Since the wake of humanity, people have needed help. Having problems in life is almost as common as breathing, which is why asking for help should be second nature to all of us, but somehow it isn’t. I’ve found that when you find yourself needing serious guidance, it’s suddenly much harder to just ask for it. So, why is it so hard to ask for help? The simple answer is the foundational feeling for every insecurity and plight known to mankind, fear. People are scared that when asking for help, they might be ignored or shamed for their problems. It’s already too hard to be emotionally vulnerable and tear down the walls we so carefully put up for ourselves that when something goes slightly awry, we recoil. This is why I have come up with three tips to make asking for help easier and less excruciating than it is. First, make sure that you trust the people around you, then ask for help your own way, and finally don’t apologize afterward.
First of all, make sure you trust the people around you. If you find yourself in an environment filled with untrustworthy people, it’s harder to open up to them. That fear of rejection creeps up involuntarily if you know that asking for help may result in regret or even shame at the hands of the people who are supposed to help you. If you doubt even for a second that the people around you might judge or reject you, then you shouldn’t tell them at all. Pick people who are willing to help you because they care, not because they have to. The right people will always be there when you need them, especially when you need help.
After finding people you trust, take a leap of faith and ask for help but only once you feel comfortable enough doing so. No one should be rushed when making this decision, so take your time deciding where, when, and how you want to ask for help. It should be in your own, personal way to make it more serious because asking for help is not a light topic that should be taken as a joke or a simple anecdote. If you need guidance, then you should get serious guidance from the people that you trust who both care about you and want to see you do well in this life.

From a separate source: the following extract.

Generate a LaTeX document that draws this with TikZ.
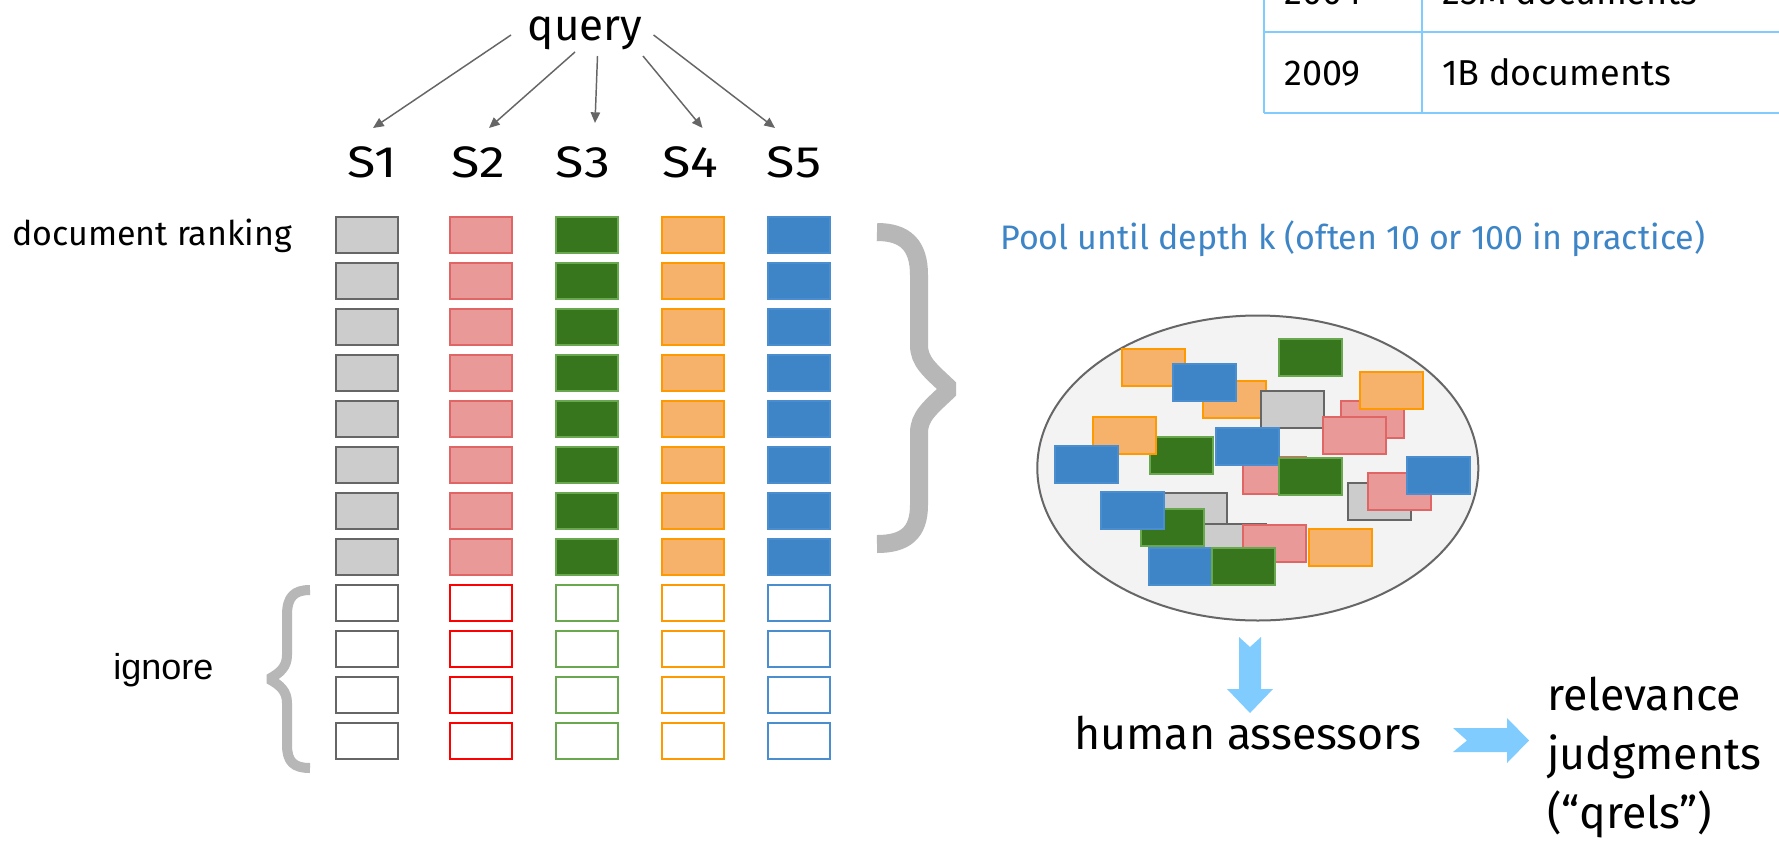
\documentclass[tikz,border=0pt]{standalone}
\usepackage{fontspec}
\setmainfont{Fira Sans}
\newfontfamily\arialfont{Liberation Sans}
\usetikzlibrary{arrows.meta}
\definecolor{grayfill}{HTML}{CCCCCC}
\definecolor{graydraw}{HTML}{666666}
\definecolor{pinkfill}{HTML}{EA9999}
\definecolor{pinkdraw}{HTML}{E06666}
\definecolor{greenfill}{HTML}{38761D}
\definecolor{greendraw}{HTML}{6AA84F}
\definecolor{orangefill}{HTML}{F6B26B}
\definecolor{orangedraw}{HTML}{FF9900}
\definecolor{bluefill}{HTML}{3D85C6}
\definecolor{bluedraw}{HTML}{4A8ED0}
\definecolor{reddraw}{HTML}{FF0000}
\definecolor{lightblue}{HTML}{80CCFF}
\definecolor{bracegray}{HTML}{B7B7B7}
\definecolor{poolblue}{HTML}{3D85C6}
\definecolor{ellfill}{HTML}{F3F3F3}
\newcommand\fsz[1]{\fontsize{#1}{#1}\selectfont}
\newcommand\poolrect[3]{\draw[#1] (#2,#3) rectangle ++(63,37);}
\newcommand\wide[1]{\scalebox{1.18}[1]{#1}}
\tikzset{
  lbl/.style={inner sep=0pt, anchor=base west},
  lblc/.style={inner sep=0pt, anchor=base},
  rank/.style={draw, line width=1.5pt, minimum width=46.7pt, minimum height=27.2pt, inner sep=0pt},
  fg/.style={rank, fill=grayfill, draw=graydraw},
  fp/.style={rank, fill=pinkfill, draw=pinkdraw},
  fgr/.style={rank, fill=greenfill, draw=greendraw},
  fo/.style={rank, fill=orangefill, draw=orangedraw},
  fb/.style={rank, fill=bluefill, draw=bluedraw},
  eg/.style={rank, fill=white, draw=graydraw},
  ep/.style={rank, fill=white, draw=reddraw},
  egr/.style={rank, fill=white, draw=greendraw},
  eo/.style={rank, fill=white, draw=orangedraw},
  eb/.style={rank, fill=white, draw=bluedraw},
  pg/.style={line width=1.5pt, fill=grayfill, draw=graydraw},
  pp/.style={line width=1.5pt, fill=pinkfill, draw=pinkdraw},
  pgr/.style={line width=1.5pt, fill=greenfill, draw=greendraw},
  po/.style={line width=1.5pt, fill=orangefill, draw=orangedraw},
  pb/.style={line width=1.5pt, fill=bluefill, draw=bluedraw},
  qarrow/.style={draw=graydraw, line width=1.1pt, -{Triangle[length=8pt,width=7pt]}},
  bracestyle/.style={draw=bracegray, line cap=butt, line join=bevel},
  fatarrow/.style={fill=lightblue, draw=none},
  tableline/.style={draw=lightblue, line width=1.6pt},
}
\begin{document}
\begin{tikzpicture}[x=0.75pt,y=-0.75pt]
\clip (0,0) rectangle (1779,840);
\fill[white] (0,0) rectangle (1779,840);

% table
\draw[tableline] (1264,-60) -- (1264,113);
\draw[tableline] (1422,-60) -- (1422,113);
\draw[tableline] (1264,32) -- (1800,32);
\draw[tableline] (1264,113) -- (1800,113);
\node[lbl] (t04) at (1284,4) {\fsz{27pt}2004};
\node[lbl] (t25) at (1442,4) {\fsz{27pt}25M documents};
\node[lbl] (t09) at (1284,85) {\fsz{27pt}2009};
\node[lbl] (t1b) at (1442,85) {\fsz{27pt}1B documents};

% query and systems
\node[lblc] (query) at (585,40) {\fsz{33pt}query};
\node[lblc] (S1) at (372,177) {\fsz{33pt}\wide{S1}};
\node[lblc] (S2) at (478,177) {\fsz{33pt}\wide{S2}};
\node[lblc] (S3) at (583,177) {\fsz{33pt}\wide{S3}};
\node[lblc] (S4) at (690,177) {\fsz{33pt}\wide{S4}};
\node[lblc] (S5) at (794,177) {\fsz{33pt}\wide{S5}};
\coordinate (q1) at (511,35);  \coordinate (e1) at (373,128);
\coordinate (q2) at (575,52);  \coordinate (e2) at (489,128);
\coordinate (q3) at (597.5,56);\coordinate (e3) at (595,123);
\coordinate (q4) at (643,56);  \coordinate (e4) at (702.5,128);
\coordinate (q5) at (653.6,35);\coordinate (e5) at (775,128);
\draw[qarrow] (q1) -- (e1);
\draw[qarrow] (q2) -- (e2);
\draw[qarrow] (q3) -- (e3);
\draw[qarrow] (q4) -- (e4);
\draw[qarrow] (q5) -- (e5);

% labels
\node[lbl] (docrank) at (12,245) {\fsz{25.5pt}document ranking};
\node[lbl] (ignore) at (113,679) {\arialfont\fsz{27pt}ignore};

% ranking boxes
\foreach \c/\x/\fs/\es in {1/367/fg/eg, 2/480.75/fp/ep, 3/587/fgr/egr, 4/693.25/fo/eo, 5/799/fb/eb}{
  \foreach \r in {0,...,7}{\node[\fs] (b\c-\r) at (\x,{234.7+46*\r}) {};}
  \foreach \r in {8,...,11}{\node[\es] (b\c-\r) at (\x,{234.7+46*\r}) {};}
}

% braces
\draw[bracestyle, line width=13.5pt] (877,232) .. controls (905,232) and (919,245) .. (919,275) -- (919,345) .. controls (919,362) and (930,370) .. (950,389) .. controls (930,408) and (919,416) .. (919,433) -- (919,505) .. controls (919,533) and (905,544) .. (877,544);
\draw[bracestyle, line width=7.5pt] (310,590) .. controls (294,590) and (287,597) .. (287,615) -- (287,655) .. controls (287,667) and (280,673) .. (269,679) .. controls (280,685) and (287,691) .. (287,703) -- (287,745) .. controls (287,762) and (294,768) .. (310,768);

% pool text
\node[lbl, text=poolblue] (pooltext) at (1000,249) {\fsz{25.5pt}Pool until depth k (often 10 or 100 in practice)};

% pool ellipse
\draw[draw=graydraw, fill=ellfill, line width=1.5pt] (1257.8,468) ellipse [x radius=220.5, y radius=152.5];
\poolrect{po}{1121.7}{348.7}
\poolrect{po}{1202.7}{380.7}
\poolrect{pb}{1173.3}{364.3}
\poolrect{pgr}{1278.7}{338.7}
\poolrect{pg}{1261}{390.7}
\poolrect{pp}{1340.7}{400.7}
\poolrect{po}{1359.7}{371.7}
\poolrect{pp}{1322.7}{416.7}
\poolrect{pgr}{1150}{436.7}
\poolrect{po}{1092.7}{416.7}
\poolrect{pb}{1055.3}{446}
\poolrect{pp}{1243.3}{457.3}
\poolrect{pb}{1216.3}{428.3}
\poolrect{pgr}{1278.7}{457.7}
\poolrect{pg}{1348}{482.7}
\poolrect{pp}{1367.7}{472.7}
\poolrect{pb}{1407.3}{457.3}
\poolrect{pg}{1164}{492.7}
\poolrect{pg}{1202.7}{524}
\poolrect{pgr}{1140.7}{508.7}
\poolrect{pb}{1101.3}{492.3}
\poolrect{pp}{1243.3}{524.7}
\poolrect{po}{1308.7}{528.7}
\poolrect{pb}{1149.3}{548.3}
\poolrect{pgr}{1212}{548.3}

% fat arrows
\fill[fatarrow] (1239,637) -- (1250,647) -- (1261,637) -- (1261,689) -- (1273,689) -- (1250,713) -- (1227,689) -- (1239,689) -- cycle;
\fill[fatarrow] (1453,728) -- (1507,728) -- (1507,718) -- (1529,740.5) -- (1507,763) -- (1507,752) -- (1453,752) -- (1467,740.5) -- cycle;

% result texts
\node[lbl] (human) at (1074,749) {\fsz{33.5pt}human assessors};
\node[lbl] (rel1) at (1547,710) {\fsz{33.5pt}relevance};
\node[lbl] (rel2) at (1547,769) {\fsz{33.5pt}judgments};
\node[lbl] (rel3) at (1547,828) {\fsz{33.5pt}(“qrels”)};
\end{tikzpicture}
\end{document}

Finally, never apologize for needing help. Everyone, at some point in their lives, needs some sort of help and that is nothing to be ashamed of at all. Humans were never exempt from suffering, meaning that since the very first caveman people have been trying to communicate their issues any way they can. I can tell you that there are many different ways to ask for help, but the only way that you should avoid is minimizing your needs with phrases like “I’m sorry to ask this…” or “I hate to say this…” I know that these phrases are just a way to break the awkwardness and downplay your issues to make it seem more casual if said rejection occurs, but they can be very damaging. First of all, your problems are big issues no matter what they are and you shouldn’t downplay them just so they can fit into a conversation. Second of all, find a space to have this talk with someone so that neither you nor that person feels obligated to say something out of character. Remember that you’re not doing anything wrong by asking for help, ever, so don’t apologize for it.
Everyone warrants a fair chance to ask for help. When we find no way to easily ask for help, we end up bottling up these horrible feelings inside of us, which over time fester and become so bitter that they are released in all the wrong ways and all the wrong places. In many ways, people fear asking for help because they might get rejected or ignored, and while those are valid fears, these irrationalities can be soothed with the previous tips. First, make sure that you are surrounded by people you trust with your words, then you can ask them for help in a personal manner, and finally, never apologize for anything you need. There is always going to be someone that cares who is willing and able to help you, and if you don’t see them now, you will later. In any case, you will always have me, and trust me when I say that I will always be here for anyone who needs me. You deserve to be helped, so ask whenever you can.